Your objective
Write out each line that follows exactly as it stands, without the pictures.

Supplied information
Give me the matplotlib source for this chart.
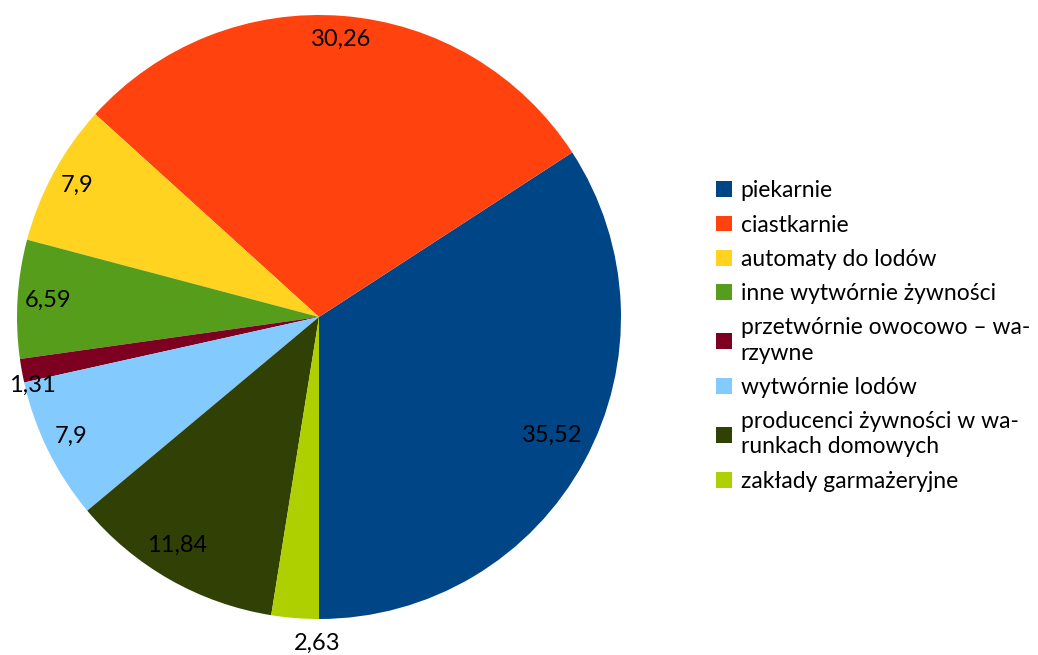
import numpy as np
import matplotlib
matplotlib.use("Agg")
from matplotlib import pyplot as plt
from matplotlib.patches import Patch

plt.rcParams['font.family'] = ['Lato', 'DejaVu Sans']

categories = ['piekarnie', 'ciastkarnie', 'automaty do lodów', 'inne wytwórnie żywności',
              'przetwórnie owocowo – wa-\nrzywne', 'wytwórnie lodów',
              'producenci żywności w wa-\nrunkach domowych', 'zakłady garmażeryjne']
values = [35.52, 30.26, 7.9, 6.59, 1.31, 7.9, 11.84, 2.63]
colors = ['#004586', '#ff420e', '#ffd320', '#579d1c', '#7e0021', '#83caff', '#314004', '#aecf00']

# label placement per slice: distance from centre (fraction of radius), angle nudge (deg)
label_r = [0.867, 0.924, 0.91, 0.90, 0.975, 0.91, 0.89, 1.08]
label_da = [1.6, 0, 0, 0, 3.1, -0.4, -2.3, 4.3]

fig = plt.figure(figsize=(10.38, 6.55), dpi=100)
W, H = 1038, 655
cx, cy, R = 319, 317, 302
ax = fig.add_axes([(cx - R) / W, (H - cy - R) / H, 2 * R / W, 2 * R / H])

wedges, _ = ax.pie(values, colors=colors, startangle=-90, counterclock=True,
                   wedgeprops=dict(linewidth=0))
ax.set_xlim(-1, 1)
ax.set_ylim(-1, 1)
ax.set_aspect('equal')
for w in wedges:
    w.set_clip_on(False)

for w, v, r, da in zip(wedges, values, label_r, label_da):
    a = np.deg2rad((w.theta1 + w.theta2) / 2 + da)
    ax.text(r * np.cos(a), r * np.sin(a), str(v).replace('.', ','),
            ha='center', va='center', fontsize=17, color='black')

handles = [Patch(facecolor=c, edgecolor='none') for c in colors]
leg = fig.legend(handles, categories, loc='center left', bbox_to_anchor=(716 / W, 1 - 336 / H),
                 frameon=False, fontsize=16.5, handlelength=0.68, handleheight=0.68,
                 handletextpad=0.4, labelspacing=0.58, borderaxespad=0, borderpad=0)
for t in leg.get_texts():
    t.set_linespacing(1.25)

fig.savefig('out.png', dpi=100)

Finished exercise
Give me the matplotlib source for this chart.
import numpy as np
import matplotlib
matplotlib.use("Agg")
from matplotlib import pyplot as plt
from matplotlib.patches import Patch

plt.rcParams['font.family'] = ['Lato', 'DejaVu Sans']

categories = ['piekarnie', 'ciastkarnie', 'automaty do lodów', 'inne wytwórnie żywności',
              'przetwórnie owocowo – wa-\nrzywne', 'wytwórnie lodów',
              'producenci żywności w wa-\nrunkach domowych', 'zakłady garmażeryjne']
values = [35.52, 30.26, 7.9, 6.59, 1.31, 7.9, 11.84, 2.63]
colors = ['#004586', '#ff420e', '#ffd320', '#579d1c', '#7e0021', '#83caff', '#314004', '#aecf00']

# label placement per slice: distance from centre (fraction of radius), angle nudge (deg)
label_r = [0.867, 0.924, 0.91, 0.90, 0.975, 0.91, 0.89, 1.08]
label_da = [1.6, 0, 0, 0, 3.1, -0.4, -2.3, 4.3]

fig = plt.figure(figsize=(10.38, 6.55), dpi=100)
W, H = 1038, 655
cx, cy, R = 319, 317, 302
ax = fig.add_axes([(cx - R) / W, (H - cy - R) / H, 2 * R / W, 2 * R / H])

wedges, _ = ax.pie(values, colors=colors, startangle=-90, counterclock=True,
                   wedgeprops=dict(linewidth=0))
ax.set_xlim(-1, 1)
ax.set_ylim(-1, 1)
ax.set_aspect('equal')
for w in wedges:
    w.set_clip_on(False)

for w, v, r, da in zip(wedges, values, label_r, label_da):
    a = np.deg2rad((w.theta1 + w.theta2) / 2 + da)
    ax.text(r * np.cos(a), r * np.sin(a), str(v).replace('.', ','),
            ha='center', va='center', fontsize=17, color='black')

handles = [Patch(facecolor=c, edgecolor='none') for c in colors]
leg = fig.legend(handles, categories, loc='center left', bbox_to_anchor=(716 / W, 1 - 336 / H),
                 frameon=False, fontsize=16.5, handlelength=0.68, handleheight=0.68,
                 handletextpad=0.4, labelspacing=0.58, borderaxespad=0, borderpad=0)
for t in leg.get_texts():
    t.set_linespacing(1.25)

fig.savefig('out.png', dpi=100)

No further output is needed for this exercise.